* [Directive]: Restate, exactly and without pictures, the lines from the start of the listing below through the line holding "minimum size=62pt] (z2)".

* [Supplied data]:
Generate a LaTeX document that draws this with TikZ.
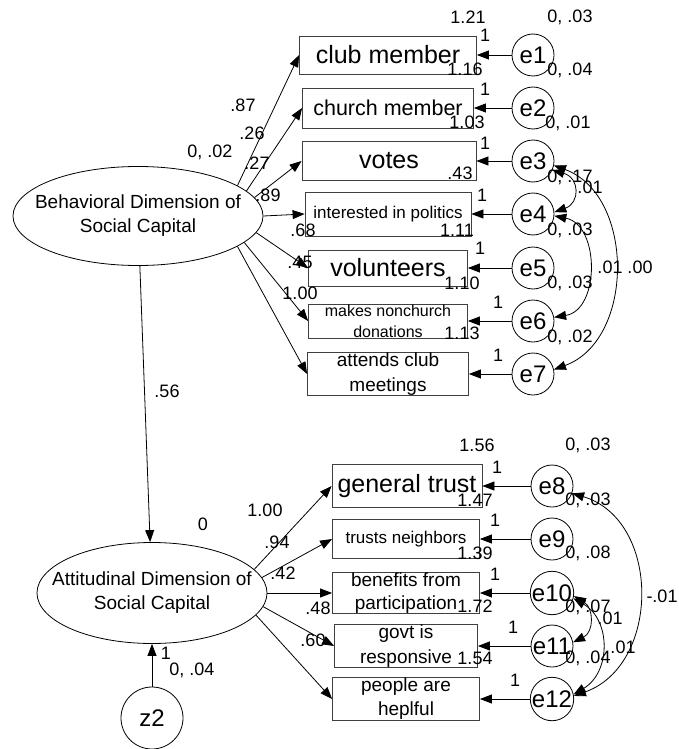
\documentclass[tikz,border=0pt]{standalone}
\usepackage{fontspec}
\setmainfont{Liberation Sans}
\usetikzlibrary{shapes.geometric,arrows.meta}

\tikzset{
  obs/.style={draw=black!75, rectangle, inner sep=0pt, align=center},
  err/.style={draw, circle, inner sep=0pt, minimum size=42pt, font=\fontsize{24}{26}\selectfont},
  lat/.style={draw, ellipse, inner sep=0pt},
  lattext/.style={align=center, font=\fontsize{19}{24}\selectfont},
  num/.style={inner sep=0pt, font=\fontsize{18}{20}\selectfont},
}

\begin{document}
\begin{tikzpicture}[x=1pt, y=-1pt, >={Triangle[length=12pt,width=9pt]}, line width=0.8pt]
\useasboundingbox (0,0) rectangle (678,749);

%latent variables
\node[lat, minimum width=250pt, minimum height=99pt] (beh) at (138,216) {};
\node[lattext] (behtext) at (beh) {Behavioral Dimension of\\Social Capital};
\node[lat, minimum width=230pt, minimum height=101pt] (att) at (152,593) {};
\node[lattext] (atttext) at (att) {Attitudinal Dimension of\\Social Capital};
\node[err, minimum size=62pt] (z2) at (152,718) {z2};

%observed, behavioral
\node[obs, minimum width=177pt, minimum height=38pt, font=\fontsize{25}{28}\selectfont] (club) at (388,55) {club member};
\node[obs, minimum width=171pt, minimum height=40pt, font=\fontsize{21.5}{24}\selectfont] (church) at (388,108) {church member};
\node[obs, minimum width=174pt, minimum height=39pt, font=\fontsize{25}{28}\selectfont] (votes) at (389,161) {votes};
\node[obs, minimum width=166pt, minimum height=44pt, font=\fontsize{17}{20}\selectfont] (polit) at (388,214) {interested in politics};
\node[obs, minimum width=159pt, minimum height=36pt, font=\fontsize{25}{28}\selectfont] (volun) at (388,268) {volunteers};
\node[obs, minimum width=159pt, minimum height=34pt, font=\fontsize{16}{21}\selectfont] (donat) at (388,321) {makes nonchurch\\donations};
\node[obs, minimum width=161pt, minimum height=42pt, font=\fontsize{19}{25}\selectfont] (meet) at (388,374) {attends club\\meetings};

%observed, attitudinal
\node[obs, minimum width=150pt, minimum height=43pt, font=\fontsize{25}{28}\selectfont] (gtrust) at (407,486) {general trust};
\node[obs, minimum width=147pt, minimum height=39pt, font=\fontsize{17}{20}\selectfont] (ntrust) at (406,539) {trusts neighbors};
\node[obs, minimum width=147pt, minimum height=40pt, font=\fontsize{19}{23}\selectfont] (benef) at (406,593) {benefits from\\participation};
\node[obs, minimum width=143pt, minimum height=41pt, font=\fontsize{19}{25}\selectfont] (govt) at (406,646) {govt is\\responsive};
\node[obs, minimum width=147pt, minimum height=43pt, font=\fontsize{19}{24}\selectfont] (helpf) at (406,699) {people are\\heplful};

%error terms
\node[err] (e1) at (533,55) {e1};
\node[err] (e2) at (533,108) {e2};
\node[err] (e3) at (533,161) {e3};
\node[err] (e4) at (533,214) {e4};
\node[err] (e5) at (533,268) {e5};
\node[err] (e6) at (533,321) {e6};
\node[err] (e7) at (533,374) {e7};
\node[err] (e8) at (552,486) {e8};
\node[err] (e9) at (552,539) {e9};
\node[err] (e10) at (552,593) {e10};
\node[err] (e11) at (552,646) {e11};
\node[err] (e12) at (552,699) {e12};

%loadings
\draw [->] (beh.17)--(club.west);
\draw [->] (beh.13)--(church.west);
\draw [->] (beh.9)--(votes.west);
\draw [->] (beh.0)--(polit.west);
\draw [->] (beh.-8)--(volun.west);
\draw [->] (beh.-14)--(donat.west);
\draw [->] (beh.-17)--(meet.west);
\draw [->] (att.13)--(gtrust.west);
\draw [->] (att.8)--(ntrust.west);
\draw [->] (att.0)--(benef.west);
\draw [->] (att.-7)--(govt.west);
\draw [->] (att.-12)--(helpf.west);
\draw [->] (beh)--(att);	%structural path
\draw [->] (z2)--(att);		%disturbance

%errors to indicators
\draw [->] (e1)--(club);   \draw [->] (e2)--(church); \draw [->] (e3)--(votes);
\draw [->] (e4)--(polit);  \draw [->] (e5)--(volun);  \draw [->] (e6)--(donat);
\draw [->] (e7)--(meet);   \draw [->] (e8)--(gtrust); \draw [->] (e9)--(ntrust);
\draw [->] (e10)--(benef); \draw [->] (e11)--(govt);  \draw [->] (e12)--(helpf);

%covariances
\draw [<->] (e3.-25) .. controls (580,178) and (580,203) .. (e4.5);	%e3--e4
\draw [<->] (e4.-5) .. controls (600,225) and (600,310) .. (e6.10);	%e4--e6
\draw [<->] (e3.-12) .. controls (635,195) and (635,340) .. (e7.12);	%e3--e7
\draw [<->] (e8.-20) .. controls (661,520) and (661,665) .. (e12.8);	%e8--e12
\draw [<->] (e10.-8) .. controls (594,608) and (594,632) .. (e11.10);	%e10--e11
\draw [<->] (e10.-14) .. controls (611,620) and (611,672) .. (e12.12);	%e10--e12

%loading labels
\node[num] (w1) at (243,105) {.87};
\node[num] (w2) at (252,133) {.26};
\node[num] (w3) at (257,163) {.27};
\node[num] (w4) at (268,195) {.89};
\node[num] (w5) at (303,230) {.68};
\node[num] (w6) at (300,262) {.45};
\node[num] (w7) at (300,293) {1.00};
\node[num] (w8) at (265,510) {1.00};
\node[num] (w9) at (277,542) {.94};
\node[num] (w10) at (283,573) {.42};
\node[num] (w11) at (318,608) {.48};
\node[num] (w12) at (313,640) {.60};
\node[num] (w13) at (167,391) {.56};

%intercept labels
\node[num] (i1) at (468,17) {1.21};
\node[num] (i2) at (465,69) {1.16};
\node[num] (i3) at (467,122) {1.03};
\node[num] (i4) at (460,173) {.43};
\node[num] (i5) at (457,230) {1.11};
\node[num] (i6) at (462,283) {1.10};
\node[num] (i7) at (462,333) {1.13};
\node[num] (i8) at (477,445) {1.56};
\node[num] (i9) at (475,500) {1.47};
\node[num] (i10) at (475,553) {1.39};
\node[num] (i11) at (475,606) {1.72};
\node[num] (i12) at (475,658) {1.54};

%fixed paths
\node[num] (f1) at (485,35) {1};
\node[num] (f2) at (485,89) {1};
\node[num] (f3) at (485,143) {1};
\node[num] (f4) at (482,195) {1};
\node[num] (f5) at (480,248) {1};
\node[num] (f6) at (498,302) {1};
\node[num] (f7) at (498,355) {1};
\node[num] (f8) at (497,467) {1};
\node[num] (f9) at (495,520) {1};
\node[num] (f10) at (495,574) {1};
\node[num] (f11) at (513,627) {1};
\node[num] (f12) at (515,680) {1};
\node[num] (f13) at (166,653) {1};

%means and variances
\node[num] (v1) at (570,17) {0, .03};
\node[num] (v2) at (570,70) {0, .04};
\node[num] (v3) at (568,123) {0, .01};
\node[num] (v4) at (570,177) {0, .17};
\node[num] (v5) at (570,230) {0, .03};
\node[num] (v6) at (570,283) {0, .03};
\node[num] (v7) at (570,337) {0, .02};
\node[num] (v8) at (588,445) {0, .03};
\node[num] (v9) at (588,500) {0, .03};
\node[num] (v10) at (588,553) {0, .08};
\node[num] (v11) at (588,607) {0, .07};
\node[num] (v12) at (588,658) {0, .04};
\node[num] (vb) at (210,152) {0, .02};
\node[num] (va) at (203,524) {0};
\node[num] (vz) at (192,670) {0, .04};

%covariance labels
\node[num] (c1) at (590,187) {.01};
\node[num] (c2) at (610,267) {.01};
\node[num] (c3) at (640,267) {.00};
\node[num] (c4) at (662,596) {-.01};
\node[num] (c5) at (610,618) {.01};
\node[num] (c6) at (623,647) {.01};

\end{tikzpicture}
\end{document}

* [Solution]:
Generate a LaTeX document that draws this with TikZ.
\documentclass[tikz,border=0pt]{standalone}
\usepackage{fontspec}
\setmainfont{Liberation Sans}
\usetikzlibrary{shapes.geometric,arrows.meta}

\tikzset{
  obs/.style={draw=black!75, rectangle, inner sep=0pt, align=center},
  err/.style={draw, circle, inner sep=0pt, minimum size=42pt, font=\fontsize{24}{26}\selectfont},
  lat/.style={draw, ellipse, inner sep=0pt},
  lattext/.style={align=center, font=\fontsize{19}{24}\selectfont},
  num/.style={inner sep=0pt, font=\fontsize{18}{20}\selectfont},
}

\begin{document}
\begin{tikzpicture}[x=1pt, y=-1pt, >={Triangle[length=12pt,width=9pt]}, line width=0.8pt]
\useasboundingbox (0,0) rectangle (678,749);

%latent variables
\node[lat, minimum width=250pt, minimum height=99pt] (beh) at (138,216) {};
\node[lattext] (behtext) at (beh) {Behavioral Dimension of\\Social Capital};
\node[lat, minimum width=230pt, minimum height=101pt] (att) at (152,593) {};
\node[lattext] (atttext) at (att) {Attitudinal Dimension of\\Social Capital};
\node[err, minimum size=62pt] (z2) at (152,718) {z2};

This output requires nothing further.